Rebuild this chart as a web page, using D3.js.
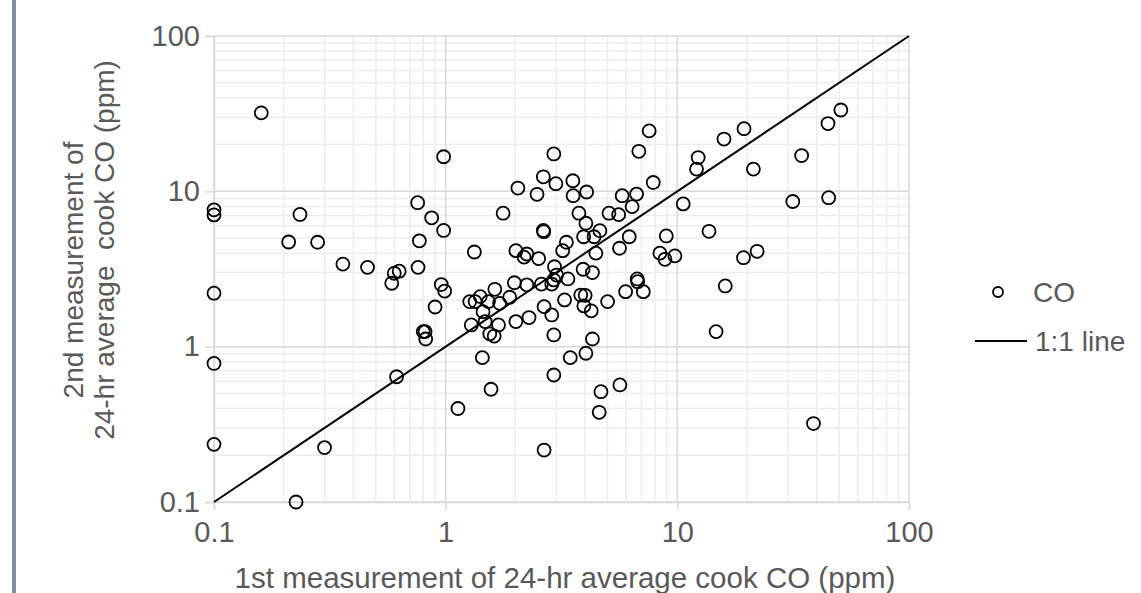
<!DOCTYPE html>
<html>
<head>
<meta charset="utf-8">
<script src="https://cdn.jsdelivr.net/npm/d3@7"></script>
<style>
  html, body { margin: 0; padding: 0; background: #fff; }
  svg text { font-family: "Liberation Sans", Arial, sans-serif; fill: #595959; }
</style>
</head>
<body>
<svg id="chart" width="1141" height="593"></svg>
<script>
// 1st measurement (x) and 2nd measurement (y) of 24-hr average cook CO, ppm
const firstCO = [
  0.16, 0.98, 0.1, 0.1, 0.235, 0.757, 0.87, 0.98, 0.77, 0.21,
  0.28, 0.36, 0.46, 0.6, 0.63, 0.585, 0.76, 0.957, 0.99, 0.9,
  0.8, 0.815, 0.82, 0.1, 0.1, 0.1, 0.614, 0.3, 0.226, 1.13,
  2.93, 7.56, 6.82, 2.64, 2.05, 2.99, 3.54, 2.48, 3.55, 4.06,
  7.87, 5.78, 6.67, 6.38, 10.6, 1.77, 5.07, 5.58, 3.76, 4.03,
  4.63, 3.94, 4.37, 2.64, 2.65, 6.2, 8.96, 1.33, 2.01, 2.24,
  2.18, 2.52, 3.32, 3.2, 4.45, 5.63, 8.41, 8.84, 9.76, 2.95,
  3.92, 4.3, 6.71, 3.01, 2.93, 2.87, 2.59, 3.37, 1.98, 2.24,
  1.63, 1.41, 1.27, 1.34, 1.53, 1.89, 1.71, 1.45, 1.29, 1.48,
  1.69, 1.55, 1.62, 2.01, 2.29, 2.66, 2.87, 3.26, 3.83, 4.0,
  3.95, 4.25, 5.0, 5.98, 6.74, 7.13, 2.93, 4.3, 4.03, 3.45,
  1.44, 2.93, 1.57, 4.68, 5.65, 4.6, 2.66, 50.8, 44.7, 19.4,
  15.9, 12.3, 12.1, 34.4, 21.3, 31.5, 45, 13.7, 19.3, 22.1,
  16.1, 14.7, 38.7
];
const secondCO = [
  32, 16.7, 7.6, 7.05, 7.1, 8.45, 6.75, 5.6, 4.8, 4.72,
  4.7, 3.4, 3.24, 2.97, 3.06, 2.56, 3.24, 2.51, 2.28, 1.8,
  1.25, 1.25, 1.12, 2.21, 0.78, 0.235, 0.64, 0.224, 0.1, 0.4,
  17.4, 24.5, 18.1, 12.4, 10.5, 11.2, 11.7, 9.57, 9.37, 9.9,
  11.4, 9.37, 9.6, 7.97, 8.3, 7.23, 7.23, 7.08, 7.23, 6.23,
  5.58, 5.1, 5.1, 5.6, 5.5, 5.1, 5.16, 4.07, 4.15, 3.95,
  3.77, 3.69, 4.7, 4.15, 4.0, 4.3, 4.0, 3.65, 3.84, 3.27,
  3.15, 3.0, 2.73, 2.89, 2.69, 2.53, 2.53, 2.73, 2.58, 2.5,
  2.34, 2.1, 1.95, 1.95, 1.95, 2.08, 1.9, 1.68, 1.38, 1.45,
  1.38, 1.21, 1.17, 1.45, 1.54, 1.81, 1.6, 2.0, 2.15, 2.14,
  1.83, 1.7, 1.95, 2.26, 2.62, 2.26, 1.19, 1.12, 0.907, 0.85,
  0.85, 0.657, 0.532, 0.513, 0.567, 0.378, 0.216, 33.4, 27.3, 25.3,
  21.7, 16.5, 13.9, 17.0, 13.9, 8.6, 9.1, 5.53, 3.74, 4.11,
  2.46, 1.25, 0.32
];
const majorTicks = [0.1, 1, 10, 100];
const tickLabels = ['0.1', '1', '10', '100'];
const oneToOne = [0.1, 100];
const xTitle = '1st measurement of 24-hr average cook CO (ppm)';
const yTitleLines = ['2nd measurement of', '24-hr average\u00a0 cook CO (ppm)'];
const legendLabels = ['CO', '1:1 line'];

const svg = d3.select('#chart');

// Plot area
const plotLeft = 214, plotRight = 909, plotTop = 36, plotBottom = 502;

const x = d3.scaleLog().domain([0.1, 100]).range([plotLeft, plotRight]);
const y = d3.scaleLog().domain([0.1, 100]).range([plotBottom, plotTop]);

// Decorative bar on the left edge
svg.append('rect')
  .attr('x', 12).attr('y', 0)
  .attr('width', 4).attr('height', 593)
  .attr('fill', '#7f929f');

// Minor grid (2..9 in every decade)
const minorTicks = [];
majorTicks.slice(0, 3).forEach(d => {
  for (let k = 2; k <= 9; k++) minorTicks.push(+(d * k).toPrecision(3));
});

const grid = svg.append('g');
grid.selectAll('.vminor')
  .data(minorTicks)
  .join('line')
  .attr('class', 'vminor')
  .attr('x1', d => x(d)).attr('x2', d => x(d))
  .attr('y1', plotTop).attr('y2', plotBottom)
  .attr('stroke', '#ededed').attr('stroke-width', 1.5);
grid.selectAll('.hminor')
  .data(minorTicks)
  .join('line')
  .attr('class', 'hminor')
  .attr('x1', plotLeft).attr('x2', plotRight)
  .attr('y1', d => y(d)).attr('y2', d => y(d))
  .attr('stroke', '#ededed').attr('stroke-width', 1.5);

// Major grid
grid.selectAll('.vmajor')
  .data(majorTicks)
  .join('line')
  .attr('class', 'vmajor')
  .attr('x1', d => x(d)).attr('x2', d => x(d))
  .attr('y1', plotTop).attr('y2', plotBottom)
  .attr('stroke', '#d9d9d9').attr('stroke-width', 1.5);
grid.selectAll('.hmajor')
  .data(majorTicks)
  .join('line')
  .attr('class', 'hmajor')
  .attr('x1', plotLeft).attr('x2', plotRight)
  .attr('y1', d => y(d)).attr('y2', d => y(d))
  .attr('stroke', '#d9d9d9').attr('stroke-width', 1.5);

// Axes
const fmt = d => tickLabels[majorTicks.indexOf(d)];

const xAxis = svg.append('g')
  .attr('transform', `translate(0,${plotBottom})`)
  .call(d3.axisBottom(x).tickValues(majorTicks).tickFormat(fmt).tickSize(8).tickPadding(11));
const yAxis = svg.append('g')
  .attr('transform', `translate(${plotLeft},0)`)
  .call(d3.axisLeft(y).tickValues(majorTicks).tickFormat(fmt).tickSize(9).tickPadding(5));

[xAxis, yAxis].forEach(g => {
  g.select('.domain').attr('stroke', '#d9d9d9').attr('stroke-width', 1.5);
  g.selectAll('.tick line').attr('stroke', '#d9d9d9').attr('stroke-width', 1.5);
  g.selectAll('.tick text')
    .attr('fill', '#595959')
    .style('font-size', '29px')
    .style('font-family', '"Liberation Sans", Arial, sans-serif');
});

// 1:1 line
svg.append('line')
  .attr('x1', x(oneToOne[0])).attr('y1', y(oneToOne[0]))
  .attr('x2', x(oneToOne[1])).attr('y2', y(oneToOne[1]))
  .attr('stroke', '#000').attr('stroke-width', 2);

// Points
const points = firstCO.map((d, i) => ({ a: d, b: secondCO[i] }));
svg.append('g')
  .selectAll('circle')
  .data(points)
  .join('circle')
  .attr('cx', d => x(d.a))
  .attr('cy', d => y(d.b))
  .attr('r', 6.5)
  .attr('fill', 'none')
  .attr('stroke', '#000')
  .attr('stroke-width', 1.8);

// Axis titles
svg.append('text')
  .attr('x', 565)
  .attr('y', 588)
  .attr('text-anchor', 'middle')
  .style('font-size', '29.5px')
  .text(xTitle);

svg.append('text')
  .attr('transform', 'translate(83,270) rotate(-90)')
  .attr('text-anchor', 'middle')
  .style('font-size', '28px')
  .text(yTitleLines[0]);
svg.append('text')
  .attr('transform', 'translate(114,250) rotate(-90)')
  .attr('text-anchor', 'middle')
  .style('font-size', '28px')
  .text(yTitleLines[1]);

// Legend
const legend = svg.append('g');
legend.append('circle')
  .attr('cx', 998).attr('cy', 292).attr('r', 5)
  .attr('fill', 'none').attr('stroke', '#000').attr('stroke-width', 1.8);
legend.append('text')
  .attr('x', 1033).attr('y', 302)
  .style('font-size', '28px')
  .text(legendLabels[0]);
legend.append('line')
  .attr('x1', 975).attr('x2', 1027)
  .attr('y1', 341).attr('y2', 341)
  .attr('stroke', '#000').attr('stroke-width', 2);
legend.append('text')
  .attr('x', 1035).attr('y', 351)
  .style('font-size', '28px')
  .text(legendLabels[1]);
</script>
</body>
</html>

● **Task directions**: Gather up the lines that contain the word "chart".

● **Exercise response**:
Rebuild this chart as a web page, using D3.js.
<svg id="chart" width="1141" height="593"></svg>
const svg = d3.select('#chart');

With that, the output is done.